Topological phase-fluctuations, amplitude fluctuations, and criticality in extreme type-II superconductors

TL;DR

This paper investigates the critical fluctuations and vortex dynamics in extreme type-II superconductors using large-scale Monte Carlo simulations, revealing distinct universality classes and complex vortex behavior near the phase transition.

Contribution

It demonstrates that vortex-loop unbinding explains the zero-field transition despite amplitude fluctuations and identifies different critical regimes and vortex connectivity changes at finite fields.

Findings

Vortex-loop unbinding describes the zero-field transition.

Charged Ginzburg-Landau and neutral 3DXY models belong to different universality classes.

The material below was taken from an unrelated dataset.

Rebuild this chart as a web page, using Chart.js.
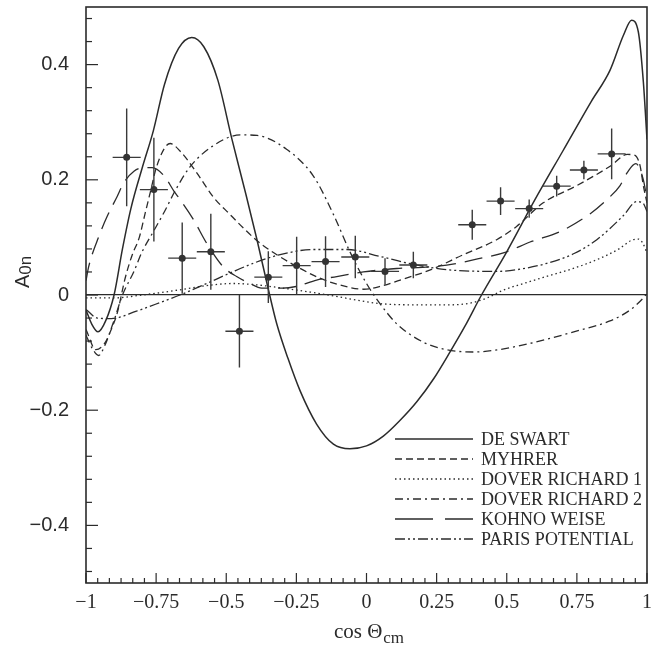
<!DOCTYPE html>
<html lang="en">
<head>
<meta charset="utf-8">
<title>A0n vs cos theta</title>
<script src="https://cdn.jsdelivr.net/npm/chart.js@4.4.1/dist/chart.umd.min.js"></script>
<style>
  html, body { margin: 0; padding: 0; background: #fff; }
</style>
</head>
<body>
<canvas id="chart" width="651" height="654"></canvas>
<script>
// axis ticks
var xTicks = [-1, -0.75, -0.5, -0.25, 0, 0.25, 0.5, 0.75, 1];
var yTicks = [-0.4, -0.2, 0, 0.2, 0.4];

// measured points
var dataCos  = [-0.855, -0.758, -0.657, -0.555, -0.453, -0.35, -0.249, -0.146, -0.04, 0.066, 0.167, 0.377, 0.478, 0.58, 0.678, 0.775, 0.874];
var dataA    = [0.239, 0.183, 0.064, 0.075, -0.063, 0.031, 0.051, 0.058, 0.066, 0.041, 0.052, 0.122, 0.163, 0.150, 0.189, 0.217, 0.245];
var dataErrA = [0.085, 0.09, 0.062, 0.066, 0.063, 0.045, 0.05, 0.044, 0.037, 0.023, 0.023, 0.026, 0.024, 0.016, 0.018, 0.016, 0.044];
var dataErrCos = [0.05, 0.05, 0.05, 0.05, 0.05, 0.05, 0.05, 0.05, 0.05, 0.05, 0.05, 0.05, 0.05, 0.05, 0.05, 0.05, 0.05];

// model curves
var deSwartX = [-1, -0.98, -0.957, -0.93, -0.9, -0.87, -0.84, -0.8, -0.76, -0.72, -0.67, -0.623, -0.58, -0.53, -0.48, -0.43, -0.39, -0.35, -0.32, -0.28, -0.237, -0.178, -0.118, -0.059, 0, 0.06, 0.119, 0.18, 0.24, 0.3, 0.35, 0.41, 0.5, 0.6, 0.7, 0.8, 0.868, 0.916, 0.945, 0.969, 0.987, 1];
var deSwartY = [-0.026, -0.05, -0.064, -0.045, 0.0, 0.08, 0.15, 0.22, 0.285, 0.366, 0.428, 0.447, 0.431, 0.373, 0.271, 0.175, 0.095, 0.01, -0.05, -0.11, -0.166, -0.224, -0.259, -0.267, -0.262, -0.245, -0.218, -0.185, -0.145, -0.097, -0.055, 0.0, 0.075, 0.165, 0.25, 0.335, 0.39, 0.451, 0.477, 0.457, 0.37, 0.27];

var myhrerX = [-1, -0.965, -0.935, -0.91, -0.888, -0.86, -0.835, -0.81, -0.79, -0.77, -0.75, -0.72, -0.7, -0.665, -0.605, -0.546, -0.487, -0.43, -0.38, -0.32, -0.24, -0.17, -0.1, -0.01, 0.05, 0.12, 0.23, 0.345, 0.464, 0.535, 0.63, 0.75, 0.87, 0.93, 0.955, 0.975, 0.987, 1];
var myhrerY = [-0.06, -0.095, -0.085, -0.06, -0.03, 0.03, 0.07, 0.1, 0.14, 0.18, 0.22, 0.255, 0.263, 0.25, 0.212, 0.17, 0.14, 0.112, 0.09, 0.07, 0.047, 0.03, 0.018, 0.01, 0.015, 0.026, 0.044, 0.07, 0.096, 0.119, 0.16, 0.19, 0.224, 0.244, 0.243, 0.225, 0.19, 0.16];

var dover1X = [-1, -0.9, -0.8, -0.665, -0.59, -0.475, -0.4, -0.3, -0.2, -0.1, -0.035, 0.05, 0.15, 0.3, 0.37, 0.43, 0.49, 0.56, 0.64, 0.73, 0.82, 0.9, 0.95, 0.97, 0.985, 1];
var dover1Y = [-0.005, -0.005, 0.0, 0.009, 0.015, 0.02, 0.018, 0.012, 0.005, -0.003, -0.009, -0.015, -0.017, -0.017, -0.014, -0.005, 0.009, 0.02, 0.032, 0.045, 0.061, 0.08, 0.096, 0.097, 0.09, 0.073];

var dover2X = [-1, -0.975, -0.955, -0.935, -0.9, -0.87, -0.83, -0.8, -0.76, -0.72, -0.68, -0.63, -0.55, -0.45, -0.39, -0.285, -0.19, -0.118, -0.059, 0, 0.048, 0.108, 0.203, 0.286, 0.38, 0.47, 0.583, 0.761, 0.868, 0.94, 0.987, 1];
var dover2Y = [-0.07, -0.095, -0.105, -0.09, -0.044, 0.0, 0.04, 0.075, 0.11, 0.145, 0.183, 0.222, 0.258, 0.278, 0.277, 0.253, 0.207, 0.14, 0.075, 0.02, -0.015, -0.05, -0.082, -0.095, -0.099, -0.095, -0.084, -0.061, -0.045, -0.026, -0.005, 0.003];

var kohnoX = [-1, -0.99, -0.954, -0.924, -0.888, -0.865, -0.829, -0.793, -0.764, -0.722, -0.686, -0.665, -0.617, -0.57, -0.511, -0.463, -0.415, -0.374, -0.3, -0.249, -0.178, -0.106, -0.011, 0.108, 0.2, 0.286, 0.4, 0.5, 0.583, 0.69, 0.8, 0.856, 0.904, 0.93, 0.96, 0.987, 1];
var kohnoY = [0.025, 0.05, 0.102, 0.137, 0.172, 0.195, 0.215, 0.221, 0.221, 0.207, 0.18, 0.166, 0.131, 0.09, 0.049, 0.032, 0.02, 0.012, 0.012, 0.015, 0.026, 0.032, 0.04, 0.046, 0.048, 0.052, 0.063, 0.075, 0.092, 0.11, 0.142, 0.165, 0.19, 0.213, 0.228, 0.2, 0.166];

var parisX = [-1, -0.96, -0.91, -0.82, -0.73, -0.665, -0.57, -0.487, -0.404, -0.308, -0.19, -0.07, 0.048, 0.15, 0.286, 0.464, 0.55, 0.643, 0.74, 0.821, 0.916, 0.963, 0.985, 1];
var parisY = [-0.025, -0.04, -0.041, -0.028, -0.012, 0.0, 0.02, 0.038, 0.055, 0.07, 0.079, 0.079, 0.067, 0.055, 0.044, 0.041, 0.045, 0.055, 0.072, 0.096, 0.138, 0.162, 0.16, 0.145];

var ink = '#2b2b2b';

function curve(xs, ys) {
  return xs.map(function (x, i) { return { x: x, y: ys[i] }; });
}

function errorBars() {
  var pts = [];
  for (var i = 0; i < dataCos.length; i++) {
    pts.push({ x: dataCos[i], y: dataA[i] - dataErrA[i] });
    pts.push({ x: dataCos[i], y: dataA[i] + dataErrA[i] });
    pts.push({ x: dataCos[i], y: null });
    pts.push({ x: dataCos[i] - dataErrCos[i], y: dataA[i] });
    pts.push({ x: dataCos[i] + dataErrCos[i], y: dataA[i] });
    pts.push({ x: dataCos[i], y: null });
  }
  return pts;
}

function model(label, xs, ys, dash, width) {
  return {
    label: label,
    isModel: true,
    data: curve(xs, ys),
    showLine: true,
    borderColor: ink,
    borderWidth: width || 1.3,
    borderDash: dash,
    pointRadius: 0,
    cubicInterpolationMode: 'monotone',
    fill: false
  };
}

function fmt(v) {
  if (v === 0) return '0';
  return (v < 0 ? '\u2212' : '') + String(Math.abs(v));
}

var framePlugin = {
  id: 'frame',
  afterDraw: function (chart) {
    var ctx = chart.ctx;
    var a = chart.chartArea;
    var xs = chart.scales.x, ys = chart.scales.y;
    ctx.save();
    ctx.strokeStyle = ink;
    ctx.lineWidth = 1.6;
    ctx.setLineDash([]);
    ctx.strokeRect(a.left, a.top, a.right - a.left, a.bottom - a.top);

    // inward ticks
    ctx.lineWidth = 1.2;
    var i, v, p, len;
    for (i = -24; i <= 24; i++) {
      v = i / 24;
      p = xs.getPixelForValue(v);
      len = (i % 6 === 0) ? 10 : 5;
      ctx.beginPath();
      ctx.moveTo(p, a.bottom);
      ctx.lineTo(p, a.bottom - len);
      ctx.stroke();
    }
    for (i = -12; i <= 12; i++) {
      v = i * 0.04;
      p = ys.getPixelForValue(v);
      len = (i % 5 === 0) ? 12 : 6;
      ctx.beginPath();
      ctx.moveTo(a.left, p);
      ctx.lineTo(a.left + len, p);
      ctx.stroke();
    }

    // x title with subscript
    ctx.fillStyle = ink;
    ctx.textBaseline = 'alphabetic';
    ctx.textAlign = 'left';
    var main = 'cos \u0398', sub = 'cm';
    ctx.font = '21px "Liberation Serif"';
    var w1 = ctx.measureText(main).width;
    ctx.font = '17px "Liberation Serif"';
    var w2 = ctx.measureText(sub).width;
    var cx = (xs.getPixelForValue(0)) + 2;
    var x0 = cx - (w1 + w2) / 2;
    ctx.font = '21px "Liberation Serif"';
    ctx.fillText(main, x0, 638);
    ctx.font = '17px "Liberation Serif"';
    ctx.fillText(sub, x0 + w1 + 1, 643);

    // y title, rotated, with subscript
    ctx.save();
    ctx.translate(29, 272);
    ctx.rotate(-Math.PI / 2);
    ctx.font = '20px "Liberation Sans"';
    var t1 = ctx.measureText('A').width;
    ctx.font = '17px "Liberation Sans"';
    var t2 = ctx.measureText('0n').width;
    var y0 = -(t1 + t2) / 2;
    ctx.font = '20px "Liberation Sans"';
    ctx.fillText('A', y0, 0);
    ctx.font = '17px "Liberation Sans"';
    ctx.fillText('0n', y0 + t1, 2);
    ctx.restore();

    // legend
    var rowY = 439, lx0 = 395, lx1 = 473;
    ctx.font = '18px "Liberation Serif"';
    ctx.textBaseline = 'middle';
    chart.data.datasets.forEach(function (ds) {
      if (!ds.isModel) return;
      ctx.strokeStyle = ink;
      ctx.lineWidth = 1.4;
      ctx.setLineDash(ds.legendDash || ds.borderDash || []);
      ctx.beginPath();
      ctx.moveTo(lx0, rowY);
      ctx.lineTo(lx1, rowY);
      ctx.stroke();
      ctx.setLineDash([]);
      ctx.fillText(ds.label, lx1 + 8, rowY + 1);
      rowY += 20;
    });
    ctx.restore();
  }
};

var kohno = model('KOHNO WEISE', kohnoX, kohnoY, [18, 9]);
kohno.legendDash = [38, 12];

var chart = new Chart(document.getElementById('chart'), {
  type: 'scatter',
  data: {
    datasets: [
      {
        label: 'data',
        data: curve(dataCos, dataA),
        showLine: false,
        pointRadius: 3.5,
        pointBackgroundColor: '#333',
        pointBorderWidth: 0
      },
      {
        label: 'errors',
        data: errorBars(),
        showLine: true,
        spanGaps: false,
        borderColor: '#3a3a3a',
        borderWidth: 1.4,
        pointRadius: 0,
        tension: 0
      },
      model('DE SWART', deSwartX, deSwartY, [], 1.5),
      model('MYHRER', myhrerX, myhrerY, [7, 4]),
      model('DOVER RICHARD 1', dover1X, dover1Y, [1.5, 3]),
      model('DOVER RICHARD 2', dover2X, dover2Y, [8, 4, 2, 4]),
      kohno,
      model('PARIS POTENTIAL', parisX, parisY, [10, 3, 2, 3, 2, 3])
    ]
  },
  options: {
    responsive: false,
    animation: false,
    layout: { padding: { top: 7, right: 3, left: 0, bottom: 0 } },
    plugins: {
      legend: { display: false },
      tooltip: { enabled: false }
    },
    scales: {
      x: {
        type: 'linear',
        min: -1,
        max: 1,
        afterBuildTicks: function (s) { s.ticks = xTicks.map(function (v) { return { value: v }; }); },
        afterFit: function (s) { s.height = 71; s.paddingLeft = 0; s.paddingRight = 0; },
        grid: { display: false, drawTicks: false },
        border: { display: false },
        ticks: {
          padding: 8,
          maxRotation: 0,
          autoSkip: false,
          color: ink,
          font: { family: '"Liberation Serif"', size: 20 },
          callback: function (v) { return fmt(v); }
        }
      },
      y: {
        type: 'linear',
        min: -0.5,
        max: 0.5,
        afterBuildTicks: function (s) { s.ticks = yTicks.map(function (v) { return { value: v }; }); },
        afterFit: function (s) { s.width = 86; s.paddingTop = 0; s.paddingBottom = 0; },
        grid: {
          drawTicks: false,
          lineWidth: 1.3,
          color: function (c) { return (c.tick && c.tick.value === 0) ? ink : 'rgba(0,0,0,0)'; }
        },
        border: { display: false },
        ticks: {
          padding: 17,
          color: ink,
          font: { family: '"Liberation Sans"', size: 20 },
          callback: function (v) { return fmt(v); }
        }
      }
    }
  },
  plugins: [framePlugin]
});
</script>
</body>
</html>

Two scaling regimes for vortex-line lattice melting: high-field and low-field 3DXY.

Abstract

We study the effect of critical fluctuations on the $(B,T)$ phase diagram in extreme type-II superconductors in zero and finite magnetic field using large-scale Monte Carlo simulations on the Ginzburg-Landau model in a frozen gauge approximation. We show that a vortex-loop unbinding gives a correct picture of the zero field superconducting-normal transition even in the presence of amplitude fluctuations, which are far from being critical at $T_c$. We extract critical exponents of the dual model by studying the topological excitations of the original model. From the vortex-loop distribution function we extract the anomalous dimension of the dual field $\eta \simeq -0.18$, and conclude that the charged Ginzburg-Landau model and the neutral 3DXY model belong to different universality classes. We find are two distinct scaling regimes for the vortex-line lattice melting line: a high-field scaling regime and a distinct low-field 3DXY critical scaling regime. We also find indications of an abrupt change in the connectivity of the vortex-tangle in the vortex liquid along a line $T_L \geq T_M$. This is the finite field counter-part of the zero-field vortex-loop blowout. Which at low enough fields appears to coincide with $T_M$. Here, a description of the vortex system only in terms of field induced vortex lines is inadequate at and above the VLL melting temperature.